### Objective
Copy out all lines in the data below containing the string "matplotlib".
::::::::::
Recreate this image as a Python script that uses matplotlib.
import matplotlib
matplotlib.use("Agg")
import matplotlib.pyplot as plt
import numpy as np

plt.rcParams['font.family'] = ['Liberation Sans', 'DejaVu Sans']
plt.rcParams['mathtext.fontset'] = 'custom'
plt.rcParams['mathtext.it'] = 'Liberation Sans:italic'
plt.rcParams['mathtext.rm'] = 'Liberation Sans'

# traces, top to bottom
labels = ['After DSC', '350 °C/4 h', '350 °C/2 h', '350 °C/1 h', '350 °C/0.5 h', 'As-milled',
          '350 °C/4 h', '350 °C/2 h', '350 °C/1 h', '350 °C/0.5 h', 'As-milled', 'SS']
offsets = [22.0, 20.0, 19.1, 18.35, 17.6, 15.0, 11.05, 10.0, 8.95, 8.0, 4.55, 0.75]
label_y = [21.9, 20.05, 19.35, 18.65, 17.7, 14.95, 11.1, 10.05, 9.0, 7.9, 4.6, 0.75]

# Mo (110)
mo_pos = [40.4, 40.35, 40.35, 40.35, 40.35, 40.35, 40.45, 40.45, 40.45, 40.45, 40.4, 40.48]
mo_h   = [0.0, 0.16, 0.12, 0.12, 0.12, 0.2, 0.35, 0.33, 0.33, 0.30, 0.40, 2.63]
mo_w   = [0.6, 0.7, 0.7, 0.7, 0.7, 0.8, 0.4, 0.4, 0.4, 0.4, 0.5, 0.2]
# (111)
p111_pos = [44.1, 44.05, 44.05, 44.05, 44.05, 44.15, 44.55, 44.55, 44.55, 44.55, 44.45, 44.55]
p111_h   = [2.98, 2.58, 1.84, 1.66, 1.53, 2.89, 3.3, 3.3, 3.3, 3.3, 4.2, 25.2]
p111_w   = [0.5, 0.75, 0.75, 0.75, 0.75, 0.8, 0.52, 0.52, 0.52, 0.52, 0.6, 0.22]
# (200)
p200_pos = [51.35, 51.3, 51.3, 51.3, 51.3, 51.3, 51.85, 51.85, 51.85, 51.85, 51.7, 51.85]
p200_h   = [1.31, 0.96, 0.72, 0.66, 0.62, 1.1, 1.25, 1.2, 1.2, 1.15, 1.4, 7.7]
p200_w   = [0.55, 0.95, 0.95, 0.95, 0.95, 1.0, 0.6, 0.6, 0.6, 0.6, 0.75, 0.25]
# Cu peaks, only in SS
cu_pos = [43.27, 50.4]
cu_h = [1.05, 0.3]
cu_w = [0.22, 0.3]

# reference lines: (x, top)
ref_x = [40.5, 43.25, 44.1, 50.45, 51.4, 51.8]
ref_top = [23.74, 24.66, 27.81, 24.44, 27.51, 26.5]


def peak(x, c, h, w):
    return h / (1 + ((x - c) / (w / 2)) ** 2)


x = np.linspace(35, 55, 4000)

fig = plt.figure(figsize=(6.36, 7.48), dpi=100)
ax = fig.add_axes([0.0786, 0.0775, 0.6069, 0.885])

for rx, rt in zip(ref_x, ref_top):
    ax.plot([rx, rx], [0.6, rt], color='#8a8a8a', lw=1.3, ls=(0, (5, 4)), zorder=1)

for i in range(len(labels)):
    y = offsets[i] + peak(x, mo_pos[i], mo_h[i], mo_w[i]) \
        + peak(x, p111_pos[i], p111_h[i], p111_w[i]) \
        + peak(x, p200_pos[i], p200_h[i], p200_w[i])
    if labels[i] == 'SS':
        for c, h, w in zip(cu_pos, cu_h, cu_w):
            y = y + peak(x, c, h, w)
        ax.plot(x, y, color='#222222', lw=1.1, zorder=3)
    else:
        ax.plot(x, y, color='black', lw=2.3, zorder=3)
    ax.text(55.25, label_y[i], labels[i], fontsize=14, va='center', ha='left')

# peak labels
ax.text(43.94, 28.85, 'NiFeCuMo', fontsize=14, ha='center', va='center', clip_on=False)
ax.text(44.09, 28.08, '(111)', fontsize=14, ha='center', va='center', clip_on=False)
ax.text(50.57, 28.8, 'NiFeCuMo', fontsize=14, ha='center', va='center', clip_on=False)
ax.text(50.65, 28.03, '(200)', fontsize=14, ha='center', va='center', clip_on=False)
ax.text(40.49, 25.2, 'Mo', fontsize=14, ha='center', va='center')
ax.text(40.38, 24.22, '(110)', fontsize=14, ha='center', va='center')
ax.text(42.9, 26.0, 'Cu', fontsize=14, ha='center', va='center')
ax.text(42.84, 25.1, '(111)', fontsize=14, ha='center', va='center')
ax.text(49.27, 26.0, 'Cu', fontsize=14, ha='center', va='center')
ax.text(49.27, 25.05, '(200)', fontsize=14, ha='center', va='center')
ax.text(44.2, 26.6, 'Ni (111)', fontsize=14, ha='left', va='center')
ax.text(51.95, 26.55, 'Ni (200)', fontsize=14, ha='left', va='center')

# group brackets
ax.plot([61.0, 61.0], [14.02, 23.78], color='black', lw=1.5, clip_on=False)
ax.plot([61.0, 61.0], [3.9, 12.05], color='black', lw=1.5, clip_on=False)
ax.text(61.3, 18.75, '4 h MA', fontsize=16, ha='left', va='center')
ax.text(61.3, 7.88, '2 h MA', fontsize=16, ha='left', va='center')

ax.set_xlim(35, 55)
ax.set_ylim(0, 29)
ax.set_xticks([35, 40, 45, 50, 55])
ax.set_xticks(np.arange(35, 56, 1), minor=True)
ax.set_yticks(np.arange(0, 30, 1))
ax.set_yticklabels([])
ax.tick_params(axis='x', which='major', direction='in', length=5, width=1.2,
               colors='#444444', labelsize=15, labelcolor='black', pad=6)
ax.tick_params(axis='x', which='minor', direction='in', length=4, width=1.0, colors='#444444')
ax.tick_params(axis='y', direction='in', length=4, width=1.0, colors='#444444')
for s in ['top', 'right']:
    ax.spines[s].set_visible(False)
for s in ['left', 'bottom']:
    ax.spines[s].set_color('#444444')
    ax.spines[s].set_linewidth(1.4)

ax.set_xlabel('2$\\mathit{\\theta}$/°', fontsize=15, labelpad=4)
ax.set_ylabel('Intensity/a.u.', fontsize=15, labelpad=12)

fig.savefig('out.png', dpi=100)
::::::::::
### Final result
Recreate this image as a Python script that uses matplotlib.
import matplotlib
matplotlib.use("Agg")
import matplotlib.pyplot as plt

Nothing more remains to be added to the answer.